## Description of the task
Set down the data below from its first line to the line holding "from matplotlib.ticker import", inclusive; omit all pictures.

⟨

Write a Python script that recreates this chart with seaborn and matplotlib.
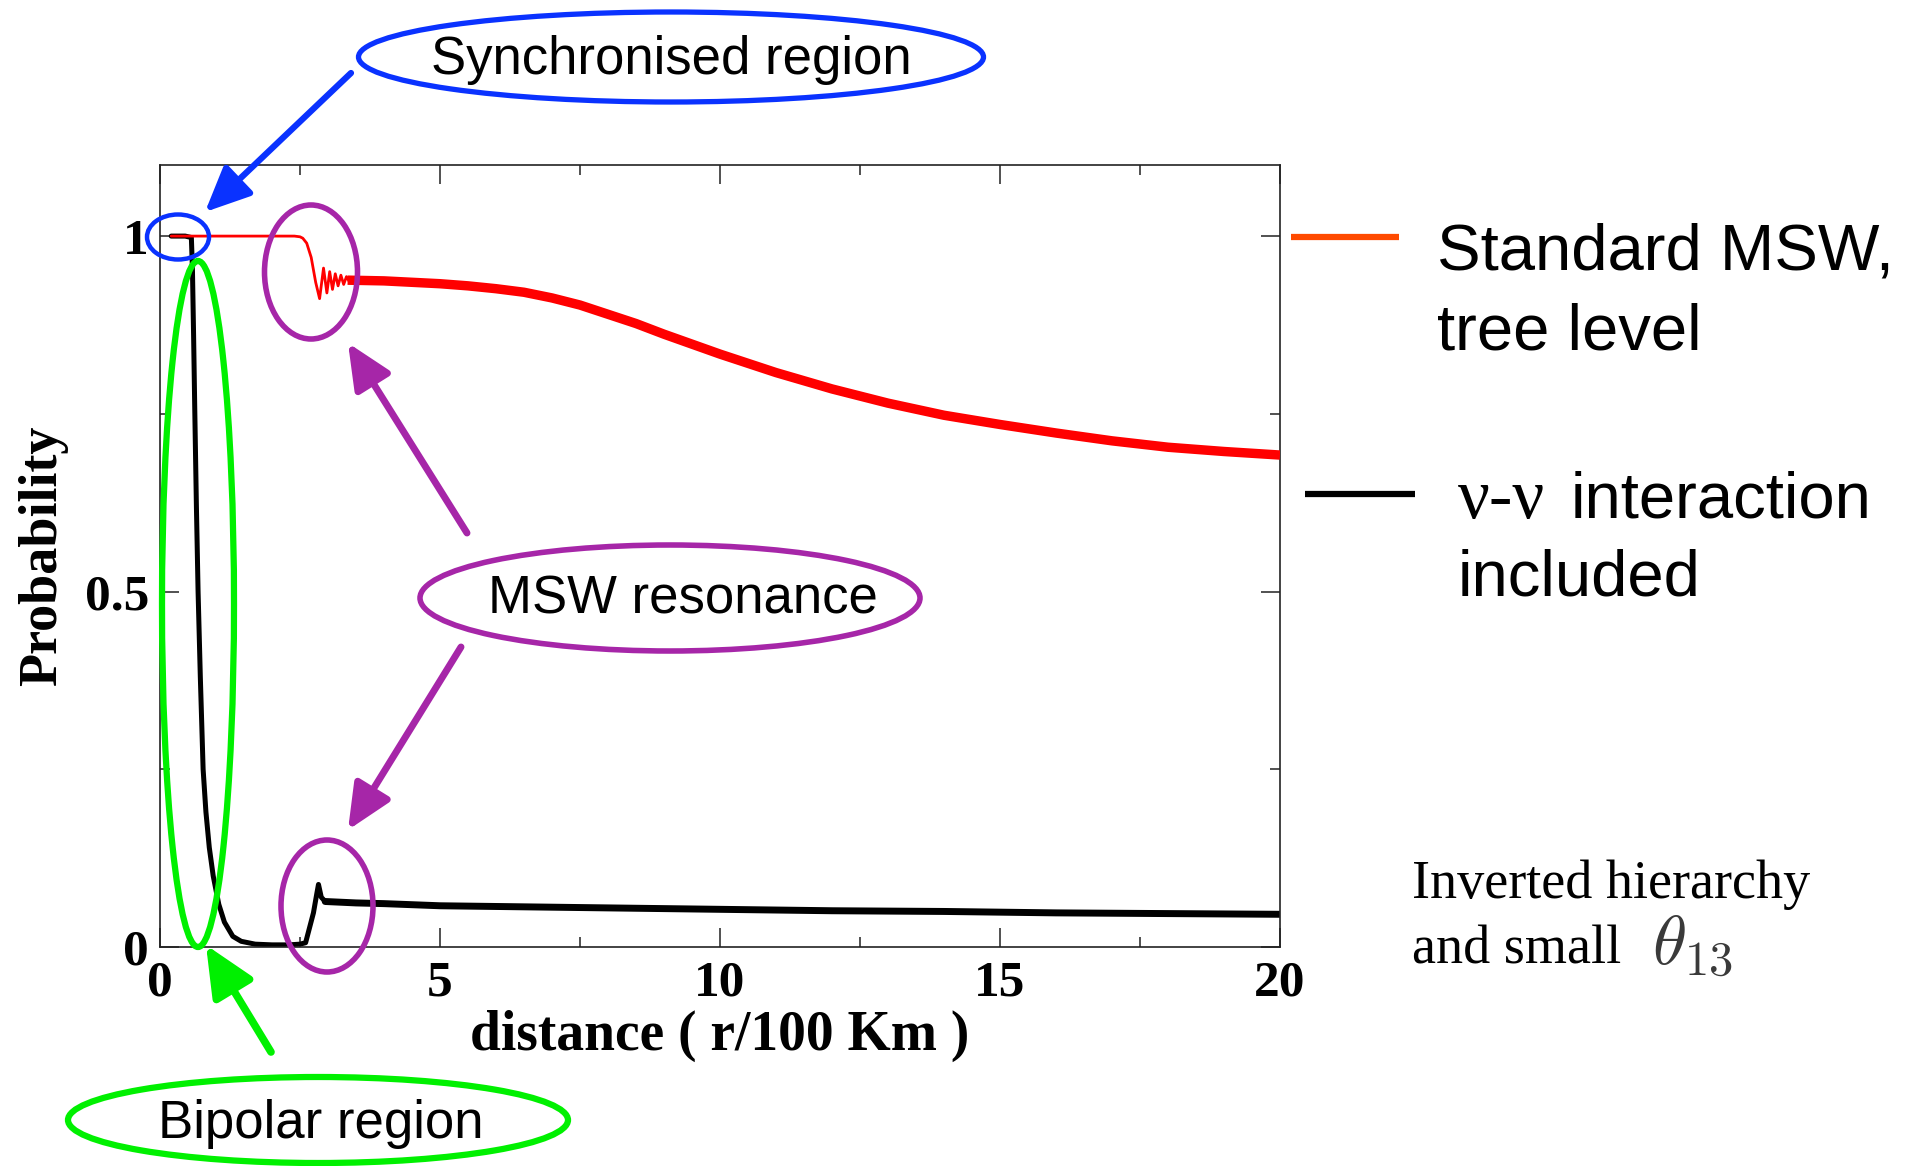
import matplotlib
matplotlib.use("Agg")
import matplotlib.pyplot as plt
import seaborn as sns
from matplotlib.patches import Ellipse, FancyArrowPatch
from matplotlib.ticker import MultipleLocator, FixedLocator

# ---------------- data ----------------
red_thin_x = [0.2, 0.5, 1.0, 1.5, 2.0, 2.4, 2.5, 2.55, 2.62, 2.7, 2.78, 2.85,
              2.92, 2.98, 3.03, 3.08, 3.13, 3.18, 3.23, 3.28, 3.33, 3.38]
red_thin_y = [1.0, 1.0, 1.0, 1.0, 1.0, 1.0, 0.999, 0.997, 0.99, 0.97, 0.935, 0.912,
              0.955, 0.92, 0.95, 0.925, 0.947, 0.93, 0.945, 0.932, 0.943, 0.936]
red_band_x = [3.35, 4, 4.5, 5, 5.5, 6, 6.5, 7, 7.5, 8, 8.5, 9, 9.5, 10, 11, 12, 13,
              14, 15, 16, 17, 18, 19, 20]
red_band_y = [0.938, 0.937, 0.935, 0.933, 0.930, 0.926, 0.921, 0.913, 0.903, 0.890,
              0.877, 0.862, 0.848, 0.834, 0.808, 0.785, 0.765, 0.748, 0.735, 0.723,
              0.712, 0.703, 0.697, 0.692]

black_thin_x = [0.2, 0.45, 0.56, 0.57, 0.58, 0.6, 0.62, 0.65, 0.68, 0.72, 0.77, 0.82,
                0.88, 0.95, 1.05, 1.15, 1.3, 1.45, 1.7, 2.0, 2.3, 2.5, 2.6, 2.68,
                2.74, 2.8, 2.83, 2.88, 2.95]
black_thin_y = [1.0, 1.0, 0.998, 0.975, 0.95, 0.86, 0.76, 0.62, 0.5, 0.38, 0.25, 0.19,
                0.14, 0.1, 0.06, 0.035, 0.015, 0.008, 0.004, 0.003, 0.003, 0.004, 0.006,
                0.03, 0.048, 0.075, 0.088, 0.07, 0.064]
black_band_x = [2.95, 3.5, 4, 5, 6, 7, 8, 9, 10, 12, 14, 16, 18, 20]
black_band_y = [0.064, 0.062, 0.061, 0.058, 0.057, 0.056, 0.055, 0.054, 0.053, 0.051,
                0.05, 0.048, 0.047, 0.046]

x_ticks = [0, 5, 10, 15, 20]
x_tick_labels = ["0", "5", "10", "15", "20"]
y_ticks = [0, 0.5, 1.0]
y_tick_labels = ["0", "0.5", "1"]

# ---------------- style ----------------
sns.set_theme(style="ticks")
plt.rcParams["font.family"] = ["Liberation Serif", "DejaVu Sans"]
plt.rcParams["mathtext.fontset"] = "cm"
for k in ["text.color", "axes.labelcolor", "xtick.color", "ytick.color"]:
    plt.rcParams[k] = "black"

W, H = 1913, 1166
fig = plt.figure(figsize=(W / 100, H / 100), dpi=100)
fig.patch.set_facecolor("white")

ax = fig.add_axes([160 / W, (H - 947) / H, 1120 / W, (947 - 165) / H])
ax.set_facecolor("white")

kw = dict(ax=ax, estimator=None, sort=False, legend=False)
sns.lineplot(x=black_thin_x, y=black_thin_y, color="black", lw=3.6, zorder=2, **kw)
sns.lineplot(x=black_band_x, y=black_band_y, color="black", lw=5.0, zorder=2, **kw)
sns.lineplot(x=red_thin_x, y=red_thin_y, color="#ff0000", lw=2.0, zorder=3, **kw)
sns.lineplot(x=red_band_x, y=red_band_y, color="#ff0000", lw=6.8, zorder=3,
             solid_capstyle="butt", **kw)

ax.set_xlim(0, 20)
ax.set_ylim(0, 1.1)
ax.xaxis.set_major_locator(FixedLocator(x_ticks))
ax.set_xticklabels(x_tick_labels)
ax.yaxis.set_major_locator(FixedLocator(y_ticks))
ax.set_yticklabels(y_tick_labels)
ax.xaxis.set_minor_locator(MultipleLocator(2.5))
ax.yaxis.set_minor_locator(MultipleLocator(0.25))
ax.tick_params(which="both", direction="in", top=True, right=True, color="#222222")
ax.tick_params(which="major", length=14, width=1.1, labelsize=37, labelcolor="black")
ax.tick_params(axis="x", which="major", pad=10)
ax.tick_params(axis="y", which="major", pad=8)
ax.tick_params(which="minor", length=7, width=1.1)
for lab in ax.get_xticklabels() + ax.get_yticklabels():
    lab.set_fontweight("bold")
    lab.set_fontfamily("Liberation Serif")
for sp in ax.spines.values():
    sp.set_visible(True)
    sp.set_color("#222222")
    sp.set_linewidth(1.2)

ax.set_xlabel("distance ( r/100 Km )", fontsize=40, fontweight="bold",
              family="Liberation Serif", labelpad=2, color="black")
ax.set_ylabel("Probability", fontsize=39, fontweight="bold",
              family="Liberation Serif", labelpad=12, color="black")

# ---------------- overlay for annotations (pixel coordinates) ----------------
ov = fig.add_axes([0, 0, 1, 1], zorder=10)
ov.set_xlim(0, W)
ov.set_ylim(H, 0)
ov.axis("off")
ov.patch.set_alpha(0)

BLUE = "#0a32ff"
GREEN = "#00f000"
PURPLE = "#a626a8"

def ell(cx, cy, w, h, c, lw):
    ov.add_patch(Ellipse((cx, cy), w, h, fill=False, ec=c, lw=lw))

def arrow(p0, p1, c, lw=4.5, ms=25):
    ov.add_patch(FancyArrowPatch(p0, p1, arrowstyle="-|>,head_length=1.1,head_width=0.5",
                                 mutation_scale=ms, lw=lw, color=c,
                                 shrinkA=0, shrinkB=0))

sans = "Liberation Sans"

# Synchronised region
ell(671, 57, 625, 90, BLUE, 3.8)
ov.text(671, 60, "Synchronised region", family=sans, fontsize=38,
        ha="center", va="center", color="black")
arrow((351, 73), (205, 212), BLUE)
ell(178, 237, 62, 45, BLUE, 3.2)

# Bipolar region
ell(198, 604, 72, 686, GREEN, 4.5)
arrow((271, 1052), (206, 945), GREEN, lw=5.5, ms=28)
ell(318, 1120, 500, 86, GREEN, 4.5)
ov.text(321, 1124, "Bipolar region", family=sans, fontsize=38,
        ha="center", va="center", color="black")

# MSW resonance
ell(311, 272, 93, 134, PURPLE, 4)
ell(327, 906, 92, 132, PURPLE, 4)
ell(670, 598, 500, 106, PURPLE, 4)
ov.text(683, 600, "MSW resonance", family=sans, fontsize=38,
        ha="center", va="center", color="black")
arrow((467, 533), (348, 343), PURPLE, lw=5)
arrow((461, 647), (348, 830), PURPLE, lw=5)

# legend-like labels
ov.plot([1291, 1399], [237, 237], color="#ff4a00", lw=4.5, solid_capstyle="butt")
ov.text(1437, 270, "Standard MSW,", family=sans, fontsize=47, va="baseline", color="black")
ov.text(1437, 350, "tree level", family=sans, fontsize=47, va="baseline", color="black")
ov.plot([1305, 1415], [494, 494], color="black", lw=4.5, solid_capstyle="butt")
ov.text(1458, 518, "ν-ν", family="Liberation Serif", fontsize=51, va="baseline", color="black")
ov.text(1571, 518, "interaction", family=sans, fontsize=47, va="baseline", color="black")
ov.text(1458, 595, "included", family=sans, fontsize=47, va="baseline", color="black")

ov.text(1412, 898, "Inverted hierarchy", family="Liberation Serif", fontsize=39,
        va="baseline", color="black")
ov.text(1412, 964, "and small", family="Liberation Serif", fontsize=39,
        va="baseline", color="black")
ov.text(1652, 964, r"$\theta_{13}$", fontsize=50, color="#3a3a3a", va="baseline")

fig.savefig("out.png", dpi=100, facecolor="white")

⟩

## Expected output
Write a Python script that recreates this chart with seaborn and matplotlib.
import matplotlib
matplotlib.use("Agg")
import matplotlib.pyplot as plt
import seaborn as sns
from matplotlib.patches import Ellipse, FancyArrowPatch
from matplotlib.ticker import MultipleLocator, FixedLocator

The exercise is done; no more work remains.